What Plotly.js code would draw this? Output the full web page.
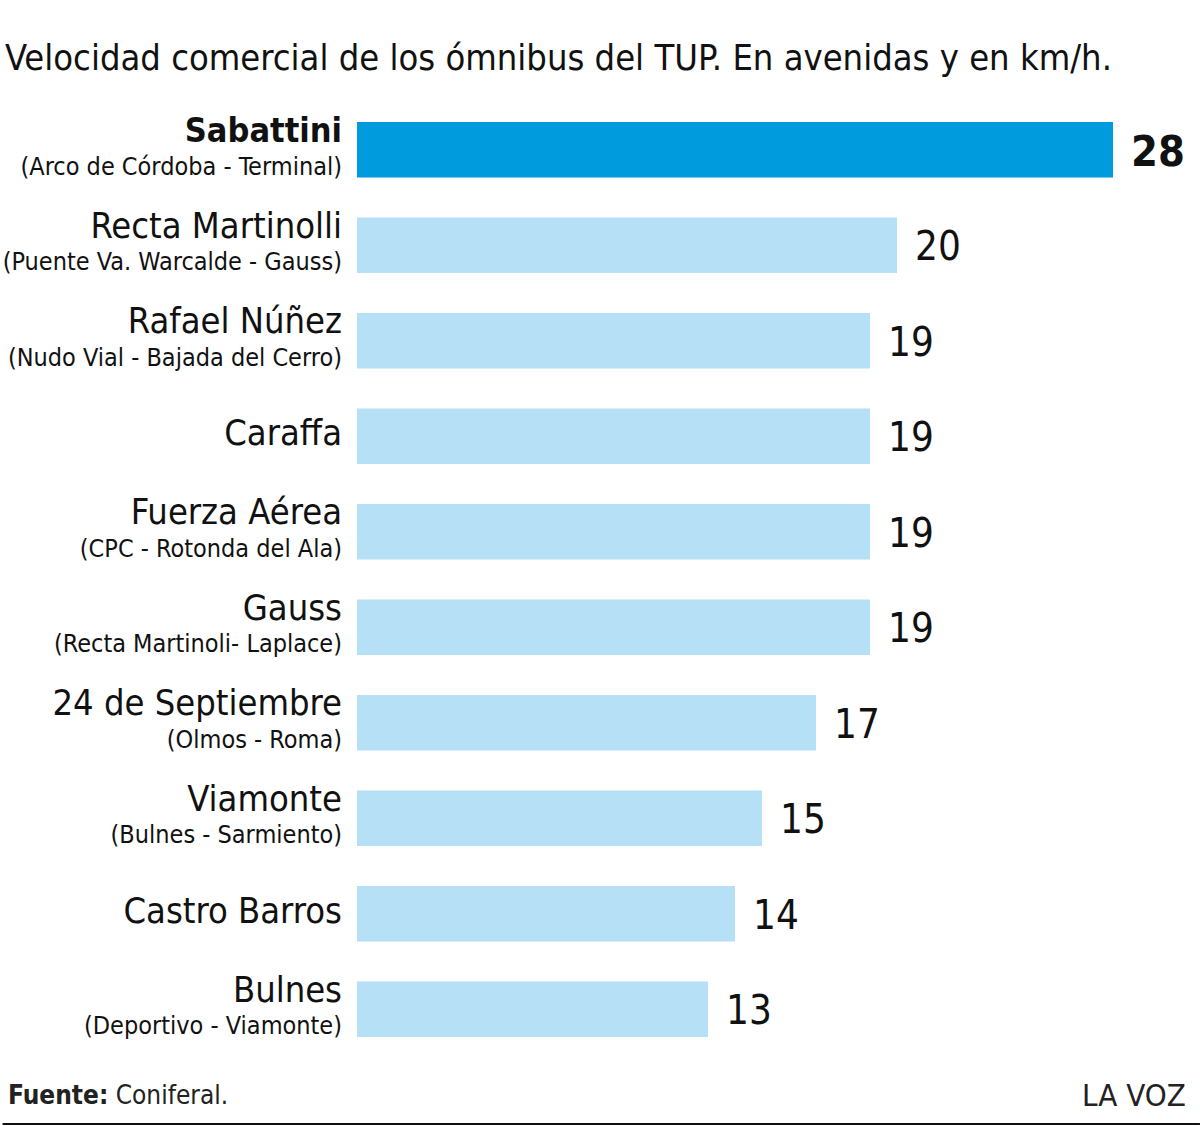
<!DOCTYPE html>
<html>
<head>
<meta charset="utf-8">
<script src="https://cdn.plot.ly/plotly-3.0.1.min.js"></script>
<style>html,body{margin:0;padding:0;background:#fff;}#chart{width:1200px;height:1126px;}</style>
</head>
<body>
<div id="chart"></div>
<script>
const names = ["Sabattini","Recta Martinolli","Rafael Núñez","Caraffa","Fuerza Aérea","Gauss","24 de Septiembre","Viamonte","Castro Barros","Bulnes"];
const sections = ["(Arco de Córdoba - Terminal)","(Puente Va. Warcalde - Gauss)","(Nudo Vial - Bajada del Cerro)","","(CPC - Rotonda del Ala)","(Recta Martinoli- Laplace)","(Olmos - Roma)","(Bulnes - Sarmiento)","","(Deportivo - Viamonte)"];
const speeds = [28,20,19,19,19,19,17,15,14,13];

const FONT = "Liberation Sans Narrow, DejaVu Sans Condensed, Roboto, sans-serif";
const highlight = 0;

const tickText = names.map((n,i)=>{
  const main = i===highlight ? `<span style="font-size:34px"><b>${n}</b></span>` : `<span style="font-size:36px">${n}</span>`;
  return sections[i] ? main + "<br>" + sections[i] : main;
});

const colors = speeds.map((v,i)=> i===highlight ? "#009bdc" : "#b5e0f5");

const trace = {
  type: "bar",
  orientation: "h",
  y: names,
  x: speeds,
  marker: {color: colors, line: {width: 0}},
  hoverinfo: "skip"
};

const annotations = speeds.map((v,i)=>({
  x: v, y: names[i], xref: "x", yref: "y",
  text: i===highlight ? `<b>${v}</b>` : String(v),
  showarrow: false, xanchor: "left", xshift: 16, yshift: -1,
  font: {family: FONT, size: i===highlight ? 43 : 40, color: "#111"}
}));

annotations.push({
  xref: "paper", yref: "paper", x: -357/843, y: -38/955, xanchor: "left", yanchor: "middle",
  xshift: 3,
  text: "<b>Fuente:</b> Coniferal.", showarrow: false,
  font: {family: FONT, size: 26, color: "#222"}
});
annotations.push({
  xref: "paper", yref: "paper", x: 1, y: -38/955, xanchor: "right", yanchor: "middle",
  xshift: -6,
  text: "LA VOZ", showarrow: false,
  font: {family: FONT, size: 31, color: "#222"}
});

const layout = {
  width: 1200, height: 1126,
  margin: {l: 357, r: 6, t: 102, b: 69},
  paper_bgcolor: "#fff", plot_bgcolor: "#fff",
  font: {family: FONT, color: "#111"},
  title: {
    text: "Velocidad comercial de los ómnibus del TUP. En avenidas y en km/h.",
    xref: "container", yref: "container", x: 5/1200, xanchor: "left",
    y: 1 - 57/1126, yanchor: "middle",
    font: {family: FONT, size: 36, color: "#111"}
  },
  xaxis: {range: [0, 31], visible: false, fixedrange: true},
  yaxis: {
    type: "category", autorange: "reversed",
    tickmode: "array", tickvals: names, ticktext: tickText,
    tickfont: {family: FONT, size: 25, color: "#111"},
    ticks: "", showline: false, showgrid: false, zeroline: false,
    ticklabelstandoff: 14
  },
  bargap: 0.42,
  showlegend: false,
  annotations: annotations,
  shapes: [{
    type: "line", xref: "paper", yref: "paper",
    x0: -357/843, x1: 1 + 6/843, y0: -67/955, y1: -67/955,
    line: {color: "#111", width: 2}
  }]
};

Plotly.newPlot("chart", [trace], layout, {displayModeBar: false, staticPlot: true});
</script>
</body>
</html>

• **WHAT YOU ARE ASKED TO DO**
Starting at the first line of the material, output exactly the lines up to and including the one with "const highlight = 0;". Do not include the pictures.

• **ANSWER TO THE PROBLEM**
What Plotly.js code would draw this? Output the full web page.
<!DOCTYPE html>
<html>
<head>
<meta charset="utf-8">
<script src="https://cdn.plot.ly/plotly-3.0.1.min.js"></script>
<style>html,body{margin:0;padding:0;background:#fff;}#chart{width:1200px;height:1126px;}</style>
</head>
<body>
<div id="chart"></div>
<script>
const names = ["Sabattini","Recta Martinolli","Rafael Núñez","Caraffa","Fuerza Aérea","Gauss","24 de Septiembre","Viamonte","Castro Barros","Bulnes"];
const sections = ["(Arco de Córdoba - Terminal)","(Puente Va. Warcalde - Gauss)","(Nudo Vial - Bajada del Cerro)","","(CPC - Rotonda del Ala)","(Recta Martinoli- Laplace)","(Olmos - Roma)","(Bulnes - Sarmiento)","","(Deportivo - Viamonte)"];
const speeds = [28,20,19,19,19,19,17,15,14,13];

const FONT = "Liberation Sans Narrow, DejaVu Sans Condensed, Roboto, sans-serif";
const highlight = 0;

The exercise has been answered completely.